The latest animated feature from Mamoru Hosoda (The Girl Who Leapt Through Time, Wolf Children) will make its world premiere in the Directors’ Fortnight sidebar. A 4-year-old boy, upset about the impending birth of his baby sister Mirai, wanders into a magical garden, where he meets the grown-up version of her. That’s the kind of plot synopsis you can already feel yourself tearing up over just reading, and there’s potential here for Hosoda to have a global breakout on the order of Makoto Shinkai’s record-breaking Your Name.
If you haven’t seen Agnieszka Smoczyńska’s The Lure yet, get yourself a Filmstruck subscription and treat yourself to the baffling (in a good way) mermaid-horror-musical. It’s one of the most exciting international debuts in recent years, and it’s why we’re so eager for the follow up, which will premiere at the Critics’ Week sidebar. The plot, which follows an amnesiac woman who is forced to live with her forgotten family after they find her, sound like less of a genre explosion, but Smoczyńska’s point of view is an exciting one, and we’re eager to see what she comes up with.

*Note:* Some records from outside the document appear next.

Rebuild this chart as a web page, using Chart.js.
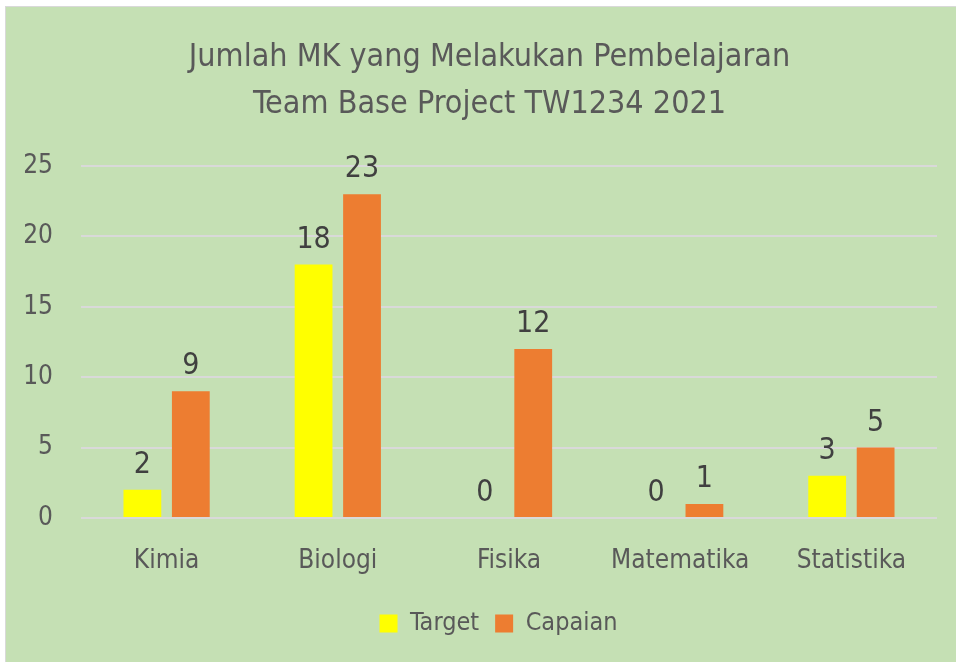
<!DOCTYPE html>
<html>
<head>
<meta charset="utf-8">
<script src="https://cdn.jsdelivr.net/npm/chart.js@4.4.1/dist/chart.umd.min.js"></script>
<style>
  html, body { margin: 0; padding: 0; background: #ffffff; }
  #wrap { position: absolute; left: 5px; top: 6px; width: 951px; height: 656px;
          border-left: 1px solid #d9d9d9; border-top: 1px solid #d9d9d9; background: #c5e0b4; }
  canvas { display: block; }
</style>
</head>
<body>
<div id="wrap"><canvas id="chart" width="950" height="655"></canvas></div>
<script>
const categories = ['Kimia', 'Biologi', 'Fisika', 'Matematika', 'Statistika'];
const targetValues = [2, 18, 0, 0, 3];
const capaianValues = [9, 23, 12, 1, 5];
const seriesNames = ['Target', 'Capaian'];
const yTicks = [0, 5, 10, 15, 20, 25];
const titleLines = ['Jumlah MK yang Melakukan Pembelajaran', 'Team Base Project TW1234 2021'];

const FONT = "'Liberation Sans Narrow', 'DejaVu Sans Condensed', 'Noto Sans', sans-serif";

// Writes each bar's value just above its top edge
const valueLabels = {
  id: 'valueLabels',
  afterDatasetsDraw(chart) {
    const ctx = chart.ctx;
    ctx.save();
    ctx.font = '30px ' + FONT;
    ctx.fillStyle = '#404040';
    ctx.textAlign = 'center';
    ctx.textBaseline = 'alphabetic';
    chart.data.datasets.forEach((ds, i) => {
      chart.getDatasetMeta(i).data.forEach((bar, j) => {
        ctx.fillText(String(ds.data[j]), bar.x, bar.y - 17);
      });
    });
    ctx.restore();
  }
};

// Centres the title and legend a little right of the canvas middle
const centreShift = {
  id: 'centreShift',
  afterLayout(chart) {
    const t = chart.titleBlock, l = chart.legend;
    if (t) { t.left += 18; t.right += 18; }
    if (l) { l.left += 27; l.right += 27; }
  }
};

new Chart(document.getElementById('chart'), {
  type: 'bar',
  data: {
    labels: categories,
    datasets: [
      { label: seriesNames[0], data: targetValues, backgroundColor: '#ffff00' },
      { label: seriesNames[1], data: capaianValues, backgroundColor: '#ed7d31' }
    ]
  },
  options: {
    responsive: false,
    animation: false,
    devicePixelRatio: 1,
    layout: { padding: { left: 0, right: 19, top: 0, bottom: 16 } },
    datasets: { bar: { categoryPercentage: 0.566, barPercentage: 0.78 } },
    plugins: {
      title: {
        display: true,
        text: titleLines,
        color: '#595959',
        font: { family: FONT, size: 32, weight: 'normal', lineHeight: 1.47 },
        padding: { top: 27, bottom: 38 }
      },
      legend: {
        position: 'bottom',
        labels: {
          color: '#595959',
          font: { family: FONT, size: 25 },
          boxWidth: 18, boxHeight: 18, padding: 16
        }
      },
      tooltip: { enabled: false }
    },
    scales: {
      x: {
        grid: { display: false },
        border: { display: false },
        ticks: { color: '#595959', font: { family: FONT, size: 26 }, padding: 20 },
        afterFit(s) { s.height = 77; }
      },
      y: {
        min: 0, max: 25,
        afterBuildTicks(s) { s.ticks = yTicks.map(v => ({ value: v })); },
        grid: { color: '#d9d9d9', lineWidth: 2, drawTicks: false },
        border: { display: false },
        ticks: { color: '#595959', font: { family: FONT, size: 26 }, padding: 28 },
        afterFit(s) { s.width = 75; }
      }
    }
  },
  plugins: [valueLabels, centreShift]
});
</script>
</body>
</html>
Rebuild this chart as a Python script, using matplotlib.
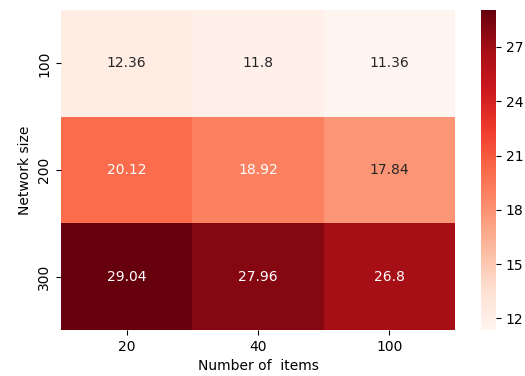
import matplotlib
matplotlib.use("Agg")
import matplotlib.pyplot as plt
import numpy as np
import seaborn as sns

network_sizes = ["100", "200", "300"]
item_counts = ["20", "40", "100"]
row_100 = [12.36, 11.8, 11.36]
row_200 = [20.12, 18.92, 17.84]
row_300 = [29.04, 27.96, 26.8]

values = np.array([row_100, row_200, row_300])

W, H = 525, 376
DPI = 100
fig = plt.figure(figsize=(W / DPI, H / DPI), dpi=DPI)
ax = fig.add_axes([61 / W, 1 - 330 / H, (455 - 61) / W, (330 - 10) / H])
cax = fig.add_axes([481 / W, 1 - 330 / H, (496 - 481) / W, (330 - 10) / H])

sns.heatmap(values, ax=ax, cbar_ax=cax, cmap="Reds", annot=True, fmt="g",
            xticklabels=item_counts, yticklabels=network_sizes,
            annot_kws={"fontsize": 10})
ax.set_xlabel("Number of  items", fontsize=10)
ax.set_ylabel("Network size", fontsize=10)
ax.tick_params(labelsize=10)
cax.set_yticks([12, 15, 18, 21, 24, 27])
cax.tick_params(labelsize=10)

fig.savefig("out.png", dpi=DPI)
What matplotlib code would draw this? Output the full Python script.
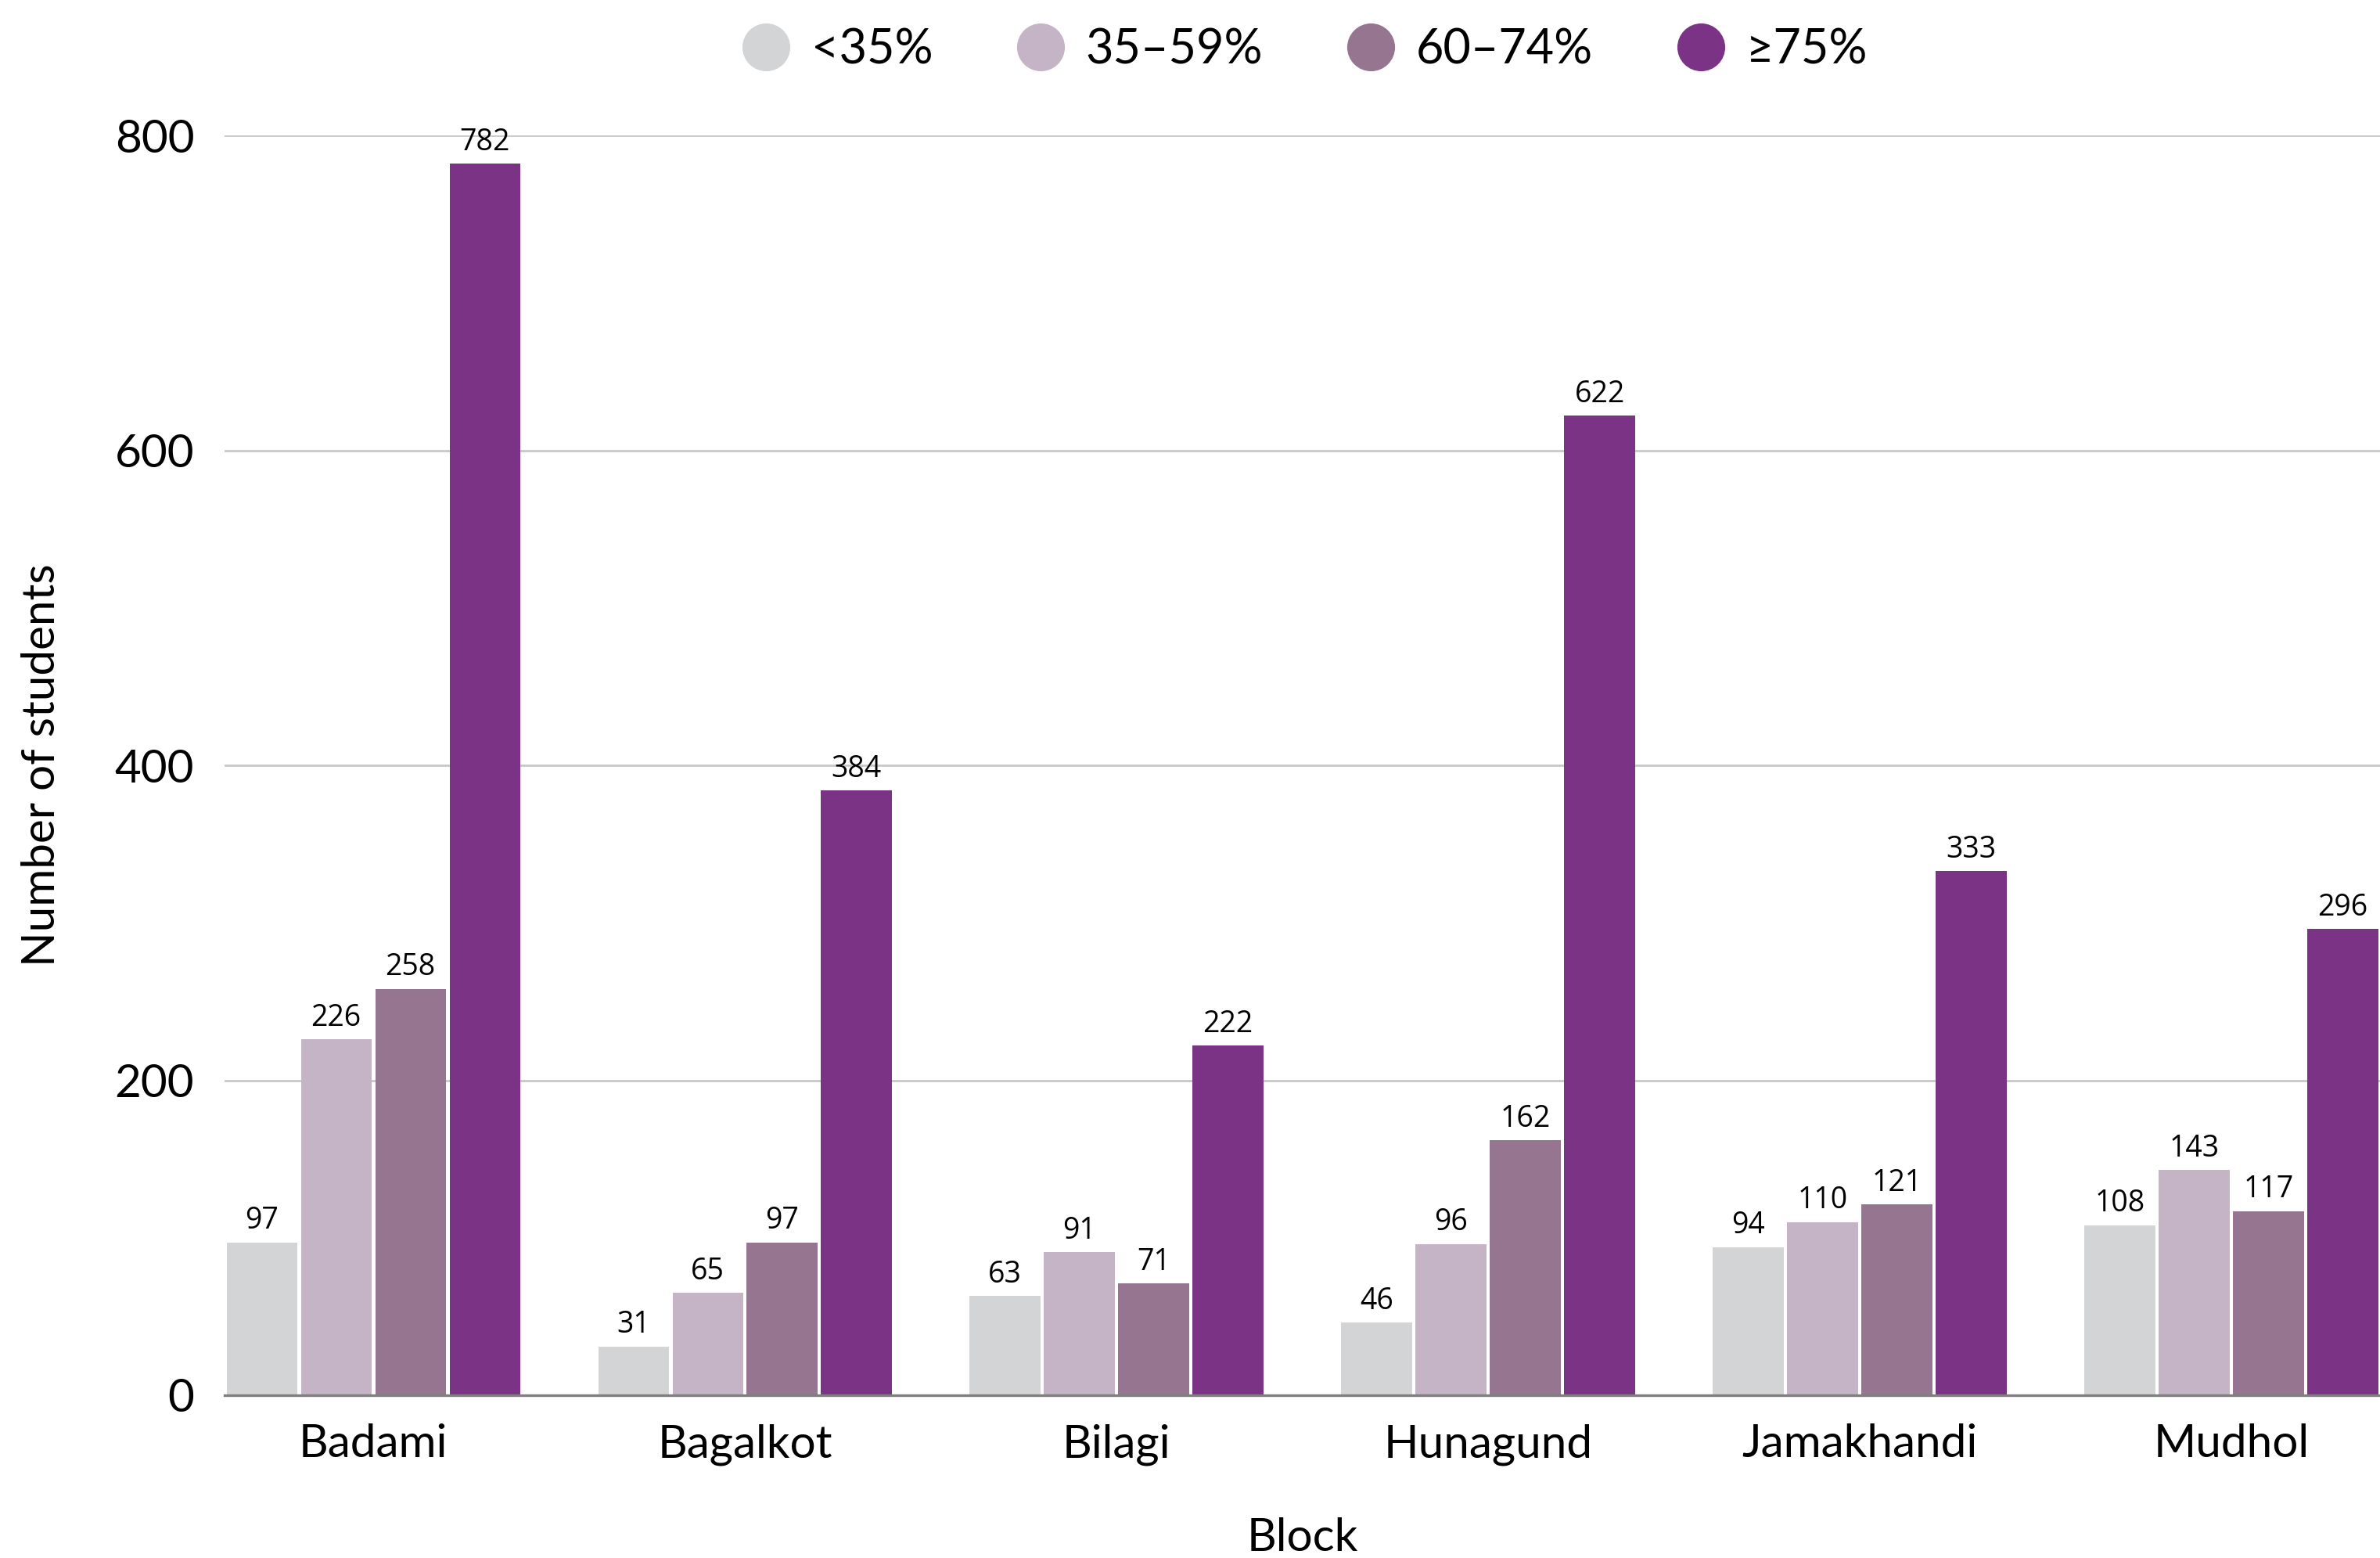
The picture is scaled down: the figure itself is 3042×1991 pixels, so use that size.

Buzz is high for this new gay love story from Christophe Honoré, who may be best known stateside for Dans Paris and the bisexual musical Love Songs. France gave us an immediate queer classic with last year’s Cannes prize winner BPM, so can the country deliver once more?
Knife + Heart
This film may have the wildest log line of any competition entry at Cannes this year: Vanessa Paradis plays a 1970s porn producer who tries to mount a more ambitious adult film … until a serial killer starts to attack all the actors in her production. Okay! All right! Can’t say we’ve seen that one before, though now, we’ll be the first in line on the red carpet.